======== SOURCE EXCERPT ========

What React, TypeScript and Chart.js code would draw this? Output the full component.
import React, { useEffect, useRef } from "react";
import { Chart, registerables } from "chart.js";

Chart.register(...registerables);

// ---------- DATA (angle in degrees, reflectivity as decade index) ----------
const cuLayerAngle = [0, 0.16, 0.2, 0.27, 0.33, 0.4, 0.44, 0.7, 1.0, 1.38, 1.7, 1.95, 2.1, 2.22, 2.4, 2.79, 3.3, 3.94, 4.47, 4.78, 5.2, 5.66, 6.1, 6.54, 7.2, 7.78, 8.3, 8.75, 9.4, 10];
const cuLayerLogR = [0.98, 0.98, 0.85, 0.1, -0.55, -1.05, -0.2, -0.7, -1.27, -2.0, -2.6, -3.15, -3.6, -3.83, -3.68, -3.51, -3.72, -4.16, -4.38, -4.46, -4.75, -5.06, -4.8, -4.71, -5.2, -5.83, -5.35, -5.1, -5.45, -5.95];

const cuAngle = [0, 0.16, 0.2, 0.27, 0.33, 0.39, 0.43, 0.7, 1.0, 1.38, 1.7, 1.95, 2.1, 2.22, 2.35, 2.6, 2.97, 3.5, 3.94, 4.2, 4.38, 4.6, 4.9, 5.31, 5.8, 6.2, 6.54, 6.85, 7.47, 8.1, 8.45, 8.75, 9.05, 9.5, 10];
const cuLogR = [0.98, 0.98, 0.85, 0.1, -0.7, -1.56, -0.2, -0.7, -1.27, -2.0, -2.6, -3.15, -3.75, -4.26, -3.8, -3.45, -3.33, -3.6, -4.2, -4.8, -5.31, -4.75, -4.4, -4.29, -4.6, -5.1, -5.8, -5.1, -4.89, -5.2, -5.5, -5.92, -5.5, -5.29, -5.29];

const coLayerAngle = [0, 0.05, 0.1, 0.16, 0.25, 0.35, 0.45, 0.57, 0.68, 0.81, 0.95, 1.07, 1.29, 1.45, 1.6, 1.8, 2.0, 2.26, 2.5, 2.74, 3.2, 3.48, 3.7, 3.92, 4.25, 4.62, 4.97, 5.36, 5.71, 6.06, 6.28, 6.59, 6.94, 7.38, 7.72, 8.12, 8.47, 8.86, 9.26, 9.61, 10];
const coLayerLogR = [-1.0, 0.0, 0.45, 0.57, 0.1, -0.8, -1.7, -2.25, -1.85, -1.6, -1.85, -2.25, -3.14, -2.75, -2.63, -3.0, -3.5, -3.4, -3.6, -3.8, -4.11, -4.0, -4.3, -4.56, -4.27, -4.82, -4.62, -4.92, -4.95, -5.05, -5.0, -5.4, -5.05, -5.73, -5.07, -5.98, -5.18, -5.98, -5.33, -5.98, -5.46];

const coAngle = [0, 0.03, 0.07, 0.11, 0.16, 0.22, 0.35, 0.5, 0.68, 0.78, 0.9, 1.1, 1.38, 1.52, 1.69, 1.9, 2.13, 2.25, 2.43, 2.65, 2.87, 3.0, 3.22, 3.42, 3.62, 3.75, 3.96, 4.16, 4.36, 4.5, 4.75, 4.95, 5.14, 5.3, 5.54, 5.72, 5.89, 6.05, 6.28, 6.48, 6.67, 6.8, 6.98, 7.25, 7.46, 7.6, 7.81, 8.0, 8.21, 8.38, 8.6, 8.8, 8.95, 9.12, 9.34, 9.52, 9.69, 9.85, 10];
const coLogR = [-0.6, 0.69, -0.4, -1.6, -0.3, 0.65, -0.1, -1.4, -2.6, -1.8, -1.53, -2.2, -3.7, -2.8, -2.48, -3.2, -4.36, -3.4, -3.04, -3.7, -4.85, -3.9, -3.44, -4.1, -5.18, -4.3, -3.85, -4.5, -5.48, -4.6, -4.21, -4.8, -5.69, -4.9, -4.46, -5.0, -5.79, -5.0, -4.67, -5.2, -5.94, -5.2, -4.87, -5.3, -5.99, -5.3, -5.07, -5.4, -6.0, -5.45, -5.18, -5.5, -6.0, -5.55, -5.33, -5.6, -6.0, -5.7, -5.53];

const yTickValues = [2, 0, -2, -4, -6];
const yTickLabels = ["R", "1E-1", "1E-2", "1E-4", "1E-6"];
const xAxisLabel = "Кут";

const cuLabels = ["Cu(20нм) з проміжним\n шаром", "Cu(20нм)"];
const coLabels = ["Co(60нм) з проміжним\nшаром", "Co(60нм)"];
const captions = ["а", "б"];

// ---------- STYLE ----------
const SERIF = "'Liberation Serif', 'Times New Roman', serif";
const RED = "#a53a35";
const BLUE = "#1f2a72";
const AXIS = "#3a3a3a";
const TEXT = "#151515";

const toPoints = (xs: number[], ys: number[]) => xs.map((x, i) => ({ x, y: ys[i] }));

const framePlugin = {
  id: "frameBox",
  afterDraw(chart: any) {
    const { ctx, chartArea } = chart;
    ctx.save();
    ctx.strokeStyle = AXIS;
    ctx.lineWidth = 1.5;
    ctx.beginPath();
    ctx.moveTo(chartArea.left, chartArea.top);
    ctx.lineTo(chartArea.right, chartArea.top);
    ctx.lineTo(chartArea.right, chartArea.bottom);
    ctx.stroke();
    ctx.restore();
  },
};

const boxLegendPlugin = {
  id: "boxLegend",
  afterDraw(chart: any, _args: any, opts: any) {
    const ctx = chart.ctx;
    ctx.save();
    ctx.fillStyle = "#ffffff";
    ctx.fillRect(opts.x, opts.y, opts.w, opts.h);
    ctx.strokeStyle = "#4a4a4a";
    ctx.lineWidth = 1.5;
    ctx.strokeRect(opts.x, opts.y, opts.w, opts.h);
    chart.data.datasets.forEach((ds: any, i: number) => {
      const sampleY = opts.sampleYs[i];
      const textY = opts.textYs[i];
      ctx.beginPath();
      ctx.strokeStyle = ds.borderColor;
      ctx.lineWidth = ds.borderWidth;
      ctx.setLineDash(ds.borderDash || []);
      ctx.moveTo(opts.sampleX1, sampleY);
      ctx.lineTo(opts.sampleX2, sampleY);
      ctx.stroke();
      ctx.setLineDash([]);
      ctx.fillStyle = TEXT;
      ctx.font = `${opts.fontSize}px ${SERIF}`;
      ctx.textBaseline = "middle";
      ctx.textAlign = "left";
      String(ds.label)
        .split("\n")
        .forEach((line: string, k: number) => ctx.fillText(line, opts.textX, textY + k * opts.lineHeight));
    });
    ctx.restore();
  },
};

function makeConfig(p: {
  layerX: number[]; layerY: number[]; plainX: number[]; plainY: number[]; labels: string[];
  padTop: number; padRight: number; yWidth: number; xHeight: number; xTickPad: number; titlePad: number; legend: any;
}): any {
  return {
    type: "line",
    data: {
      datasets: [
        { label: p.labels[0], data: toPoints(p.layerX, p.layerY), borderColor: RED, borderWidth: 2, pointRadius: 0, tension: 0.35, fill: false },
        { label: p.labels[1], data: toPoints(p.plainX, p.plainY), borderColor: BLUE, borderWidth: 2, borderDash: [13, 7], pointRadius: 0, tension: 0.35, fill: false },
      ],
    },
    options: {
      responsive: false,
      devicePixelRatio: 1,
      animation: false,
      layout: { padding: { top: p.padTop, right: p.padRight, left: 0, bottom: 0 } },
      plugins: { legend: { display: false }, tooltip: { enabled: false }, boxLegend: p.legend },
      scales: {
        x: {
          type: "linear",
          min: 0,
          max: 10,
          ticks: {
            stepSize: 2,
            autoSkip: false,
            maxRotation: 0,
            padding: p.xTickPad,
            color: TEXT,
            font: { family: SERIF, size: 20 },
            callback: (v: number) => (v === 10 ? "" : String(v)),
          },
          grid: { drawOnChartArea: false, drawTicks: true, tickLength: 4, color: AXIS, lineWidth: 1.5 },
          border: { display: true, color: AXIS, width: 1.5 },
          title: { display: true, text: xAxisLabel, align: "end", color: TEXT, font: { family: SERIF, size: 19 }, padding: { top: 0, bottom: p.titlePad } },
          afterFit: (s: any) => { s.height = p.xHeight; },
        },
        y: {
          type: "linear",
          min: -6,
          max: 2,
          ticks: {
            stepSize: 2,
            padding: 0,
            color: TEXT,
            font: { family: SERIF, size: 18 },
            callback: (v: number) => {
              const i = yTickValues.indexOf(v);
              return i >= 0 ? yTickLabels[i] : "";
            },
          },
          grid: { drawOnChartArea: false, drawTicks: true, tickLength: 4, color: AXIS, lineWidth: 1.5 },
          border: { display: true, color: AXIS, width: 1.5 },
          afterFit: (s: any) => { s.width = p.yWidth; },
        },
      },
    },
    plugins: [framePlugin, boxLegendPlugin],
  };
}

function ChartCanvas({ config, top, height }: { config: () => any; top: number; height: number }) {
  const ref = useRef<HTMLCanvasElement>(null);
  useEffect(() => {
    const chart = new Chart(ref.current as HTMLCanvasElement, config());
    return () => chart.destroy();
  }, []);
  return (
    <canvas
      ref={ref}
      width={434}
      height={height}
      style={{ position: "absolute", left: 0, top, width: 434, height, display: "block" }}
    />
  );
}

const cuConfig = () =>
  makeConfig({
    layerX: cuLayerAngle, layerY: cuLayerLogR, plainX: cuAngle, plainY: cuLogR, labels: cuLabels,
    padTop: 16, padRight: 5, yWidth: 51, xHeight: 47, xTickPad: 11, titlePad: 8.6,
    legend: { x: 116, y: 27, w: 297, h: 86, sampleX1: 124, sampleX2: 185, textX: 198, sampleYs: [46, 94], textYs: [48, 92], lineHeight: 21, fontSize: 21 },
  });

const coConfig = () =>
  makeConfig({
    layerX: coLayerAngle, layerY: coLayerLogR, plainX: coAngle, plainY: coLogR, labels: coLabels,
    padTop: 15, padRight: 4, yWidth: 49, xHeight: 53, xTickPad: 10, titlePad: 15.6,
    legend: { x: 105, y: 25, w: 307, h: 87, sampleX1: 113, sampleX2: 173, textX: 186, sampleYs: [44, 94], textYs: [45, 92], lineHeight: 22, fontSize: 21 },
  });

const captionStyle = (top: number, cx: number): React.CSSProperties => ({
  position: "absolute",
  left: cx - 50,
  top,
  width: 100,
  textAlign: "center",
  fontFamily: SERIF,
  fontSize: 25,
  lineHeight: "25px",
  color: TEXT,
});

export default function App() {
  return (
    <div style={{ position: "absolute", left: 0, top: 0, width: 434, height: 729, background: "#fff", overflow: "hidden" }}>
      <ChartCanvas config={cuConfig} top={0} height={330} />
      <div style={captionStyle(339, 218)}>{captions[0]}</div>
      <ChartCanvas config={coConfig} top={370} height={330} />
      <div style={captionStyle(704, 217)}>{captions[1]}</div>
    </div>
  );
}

========

→ WHAT IS BEING ASKED
Repeat, word for word, the lines from the opening of the material through the line containing "-5.1, -5.45, -5.95];".

→ THE REPLY
What React, TypeScript and Chart.js code would draw this? Output the full component.
import React, { useEffect, useRef } from "react";
import { Chart, registerables } from "chart.js";

Chart.register(...registerables);

// ---------- DATA (angle in degrees, reflectivity as decade index) ----------
const cuLayerAngle = [0, 0.16, 0.2, 0.27, 0.33, 0.4, 0.44, 0.7, 1.0, 1.38, 1.7, 1.95, 2.1, 2.22, 2.4, 2.79, 3.3, 3.94, 4.47, 4.78, 5.2, 5.66, 6.1, 6.54, 7.2, 7.78, 8.3, 8.75, 9.4, 10];
const cuLayerLogR = [0.98, 0.98, 0.85, 0.1, -0.55, -1.05, -0.2, -0.7, -1.27, -2.0, -2.6, -3.15, -3.6, -3.83, -3.68, -3.51, -3.72, -4.16, -4.38, -4.46, -4.75, -5.06, -4.8, -4.71, -5.2, -5.83, -5.35, -5.1, -5.45, -5.95];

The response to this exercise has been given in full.